Saturday, June 1, 2013

Headscarves and babushkas- my take

     The other day I saw a cashier at Marshall’s wearing a headscarf.  This was a first here in Buffalo.  This is a fairly common occurrence in cities around the world but not here.  In Frankfort, I saw women in niqabs (garment that fully covers except for the eyes) and as we know, France has banned the headscarf in schools.  So this leads to the question why this visible mark of a religious or cultural identity is so polemic. 

    Years ago (and it still may be true) the women in the countryside in Latvia wore scarves- kerchiefs tied under the chin.  The term babushka is part of our language and brings to mind images of grandmas.  Why did women cover their heads?  My grandmother wore a kerchief as did my mother on occasion.  Was it for religious reasons?  My family was Catholic and entering church meant covering the head for women so that could be one explanation.  Or was it a generalized custom for married women to wear a kerchief as in parts of Russia? What did it mean?  Was a married woman supposed to make herself less attractive?  Evidently hair has an erotic component that has been present in many cultural traditions. 

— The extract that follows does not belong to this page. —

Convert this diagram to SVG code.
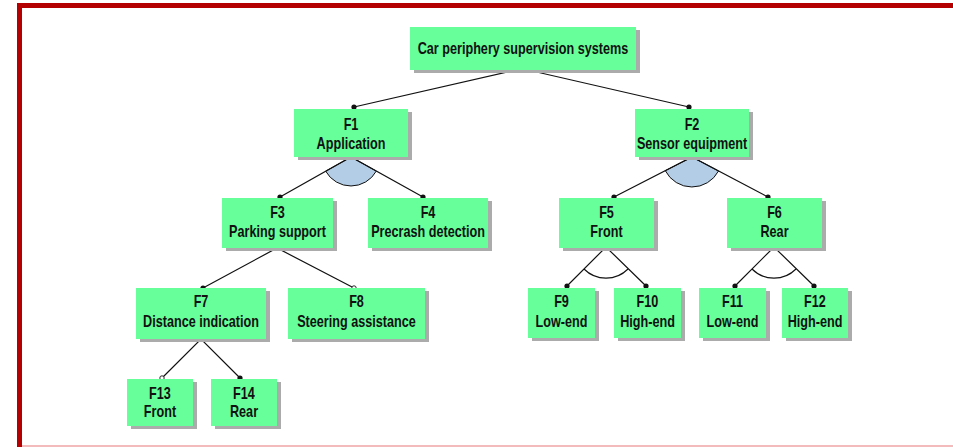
<svg xmlns="http://www.w3.org/2000/svg" width="953" height="447" viewBox="0 0 953 447">
  <style>
    .box { fill: #66ff99; }
    .shadow { fill: #ababab; }
    .lbl { font-family: "Liberation Sans", Arial, sans-serif; font-weight: bold; font-size: 16px; fill: #111; text-anchor: middle; }
    .edge { fill: none; stroke: #111; stroke-width: 1.2; }
    .dot { fill: #111; }
    .opt { fill: #fff; stroke: #111; stroke-width: 0.9; }
    .andarc { fill: #b3cde6; stroke: #111; stroke-width: 1; }
    .altarc { fill: none; stroke: #111; stroke-width: 1.1; }
  </style>

  <!-- frame -->
  <g id="frame">
    <rect x="17" y="3" width="936" height="5" fill="#b40000"/>
    <rect x="17" y="3" width="5" height="444" fill="#b40000"/>
    <line x1="22" y1="446" x2="953" y2="446" stroke="#e87878" stroke-width="1.2"/>
  </g>

  <!-- connectors -->
  <g id="connectors">
    <path class="edge" d="M354,107 L516,70 L528,70 L689,107"/>
    <path class="andarc" d="M351,157 L325.7,171.2 A29,29 0 0 0 376.3,171.1 Z"/>
    <path class="edge" d="M280,197 L351,157 L423,197"/>
    <path class="andarc" d="M692,157 L665.3,170.7 A30,30 0 0 0 718.5,171 Z"/>
    <path class="edge" d="M614,197 L692,157 L768,197"/>
    <path class="edge" d="M203,288 L277,248 L354,288"/>
    <path class="edge" d="M162,378 L201,339 L240,378"/>
    <path class="edge" d="M567,286 L606,247 L646,286"/>
    <path class="altarc" d="M584,269 A31,31 0 0 0 628,269"/>
    <path class="edge" d="M735,286 L774,247 L814,286"/>
    <path class="altarc" d="M752,269 A31,31 0 0 0 796,269"/>
    <circle class="dot" cx="354" cy="107" r="2.6"/>
    <circle class="dot" cx="689" cy="107" r="2.6"/>
    <circle class="dot" cx="280" cy="197" r="2.6"/>
    <circle class="dot" cx="423" cy="197" r="2.6"/>
    <circle class="dot" cx="614" cy="197" r="2.6"/>
    <circle class="dot" cx="768" cy="197" r="2.6"/>
    <circle class="dot" cx="203" cy="288" r="2.6"/>
    <circle class="opt" cx="354" cy="288" r="2.2"/>
    <circle class="opt" cx="162" cy="378" r="2.2"/>
    <circle class="dot" cx="240" cy="378" r="2.6"/>
    <circle class="dot" cx="567" cy="286" r="2.6"/>
    <circle class="dot" cx="646" cy="286" r="2.6"/>
    <circle class="dot" cx="735" cy="286" r="2.6"/>
    <circle class="dot" cx="814" cy="286" r="2.6"/>
  </g>

  <!-- feature nodes -->
  <g id="root">
    <rect class="shadow" x="414" y="30" width="226" height="43"/>
    <rect class="box" x="410" y="27" width="226" height="43"/>
    <text class="lbl" transform="translate(523 0) scale(0.79 1)" x="0" y="54">Car periphery supervision systems</text>
  </g>
  <g id="f1">
    <rect class="shadow" x="298" y="112" width="114" height="48"/>
    <rect class="box" x="294" y="109" width="114" height="48"/>
    <text class="lbl" transform="translate(351 0) scale(0.79 1)"><tspan x="0" y="130">F1</tspan><tspan x="0" y="149">Application</tspan></text>
  </g>
  <g id="f2">
    <rect class="shadow" x="639" y="112" width="114" height="48"/>
    <rect class="box" x="635" y="109" width="114" height="48"/>
    <text class="lbl" transform="translate(692 0) scale(0.79 1)"><tspan x="0" y="130">F2</tspan><tspan x="0" y="149">Sensor equipment</tspan></text>
  </g>
  <g id="f3">
    <rect class="shadow" x="226" y="201" width="111" height="50"/>
    <rect class="box" x="222" y="198" width="111" height="50"/>
    <text class="lbl" transform="translate(277.5 0) scale(0.79 1)"><tspan x="0" y="218">F3</tspan><tspan x="0" y="237">Parking support</tspan></text>
  </g>
  <g id="f4">
    <rect class="shadow" x="372" y="201" width="120" height="50"/>
    <rect class="box" x="368" y="198" width="120" height="50"/>
    <text class="lbl" transform="translate(428 0) scale(0.79 1)"><tspan x="0" y="218">F4</tspan><tspan x="0" y="237">Precrash detection</tspan></text>
  </g>
  <g id="f5">
    <rect class="shadow" x="563" y="201" width="95" height="50"/>
    <rect class="box" x="559" y="198" width="95" height="50"/>
    <text class="lbl" transform="translate(606.5 0) scale(0.79 1)"><tspan x="0" y="218">F5</tspan><tspan x="0" y="237">Front</tspan></text>
  </g>
  <g id="f6">
    <rect class="shadow" x="731" y="201" width="95" height="50"/>
    <rect class="box" x="727" y="198" width="95" height="50"/>
    <text class="lbl" transform="translate(774.5 0) scale(0.79 1)"><tspan x="0" y="218">F6</tspan><tspan x="0" y="237">Rear</tspan></text>
  </g>
  <g id="f7">
    <rect class="shadow" x="140" y="291" width="130" height="51"/>
    <rect class="box" x="136" y="288" width="130" height="51"/>
    <text class="lbl" transform="translate(201 0) scale(0.79 1)"><tspan x="0" y="307">F7</tspan><tspan x="0" y="327">Distance indication</tspan></text>
  </g>
  <g id="f8">
    <rect class="shadow" x="292" y="291" width="137" height="51"/>
    <rect class="box" x="288" y="288" width="137" height="51"/>
    <text class="lbl" transform="translate(356.5 0) scale(0.79 1)"><tspan x="0" y="307">F8</tspan><tspan x="0" y="327">Steering assistance</tspan></text>
  </g>
  <g id="f9">
    <rect class="shadow" x="532" y="291" width="67" height="50"/>
    <rect class="box" x="528" y="288" width="67" height="50"/>
    <text class="lbl" transform="translate(561.5 0) scale(0.79 1)"><tspan x="0" y="307">F9</tspan><tspan x="0" y="327">Low-end</tspan></text>
  </g>
  <g id="f10">
    <rect class="shadow" x="618" y="291" width="67" height="50"/>
    <rect class="box" x="614" y="288" width="67" height="50"/>
    <text class="lbl" transform="translate(647.5 0) scale(0.79 1)"><tspan x="0" y="307">F10</tspan><tspan x="0" y="327">High-end</tspan></text>
  </g>
  <g id="f11">
    <rect class="shadow" x="703" y="291" width="67" height="50"/>
    <rect class="box" x="699" y="288" width="67" height="50"/>
    <text class="lbl" transform="translate(732.5 0) scale(0.79 1)"><tspan x="0" y="307">F11</tspan><tspan x="0" y="327">Low-end</tspan></text>
  </g>
  <g id="f12">
    <rect class="shadow" x="786" y="291" width="66" height="50"/>
    <rect class="box" x="782" y="288" width="66" height="50"/>
    <text class="lbl" transform="translate(815 0) scale(0.79 1)"><tspan x="0" y="307">F12</tspan><tspan x="0" y="327">High-end</tspan></text>
  </g>
  <g id="f13">
    <rect class="shadow" x="131" y="382" width="66" height="47"/>
    <rect class="box" x="127" y="379" width="66" height="47"/>
    <text class="lbl" transform="translate(160 0) scale(0.79 1)"><tspan x="0" y="399">F13</tspan><tspan x="0" y="417">Front</tspan></text>
  </g>
  <g id="f14">
    <rect class="shadow" x="215" y="382" width="66" height="47"/>
    <rect class="box" x="211" y="379" width="66" height="47"/>
    <text class="lbl" transform="translate(244 0) scale(0.79 1)"><tspan x="0" y="399">F14</tspan><tspan x="0" y="417">Rear</tspan></text>
  </g>
</svg>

    These days I work with immigrants and refugees so I see headscarves in a variety of styles.  Some women wear scarves in colors and patterns that loosely cover their heads while others wear white scarves that frame the face and are reminiscent of what Catholic nuns wore many years ago.  In some Islamic guides it’s stated that all body parts except for the hands, feet, and face have an erotic component and must be covered.  I first came in contact with strict Islamic rules was when I was working in Malaysia.  When I received student evaluations, one student commented that I dressed suggestively.  This, despite, my covering my arms and legs in a very hot climate.  I discovered that this was a weapon that could always be used against a woman, whether it was true or not. The woman was to blame for the male’s reaction.

       The element of showing one’s hair solely for the pleasure of the husband connects with the concept of possession.  I had a Palestinian man show me a picture of his unveiled wife and tell me,” this is only for me”.  I wanted to answer, for me too now, but I am a woman and I am allowed to see this.  One of my young Afghani students was brushing out her long hair in the ladies room and told me, “I didn’t cover it before but my boyfriend told me to.” 

       It’s interesting that the French government finds the headscarf a threat to its society.  I no longer find it so even though I am a feminist.  Many of the women who follow this custom and wear the headscarf are highly accomplished professionals.  They choose to follow their beliefs and I find them no less repressive than the stilettos or fashions imposed on us.  As women, no matter where we are or what we believe, there are dictates of what is acceptable or attractive that we are supposed to follow.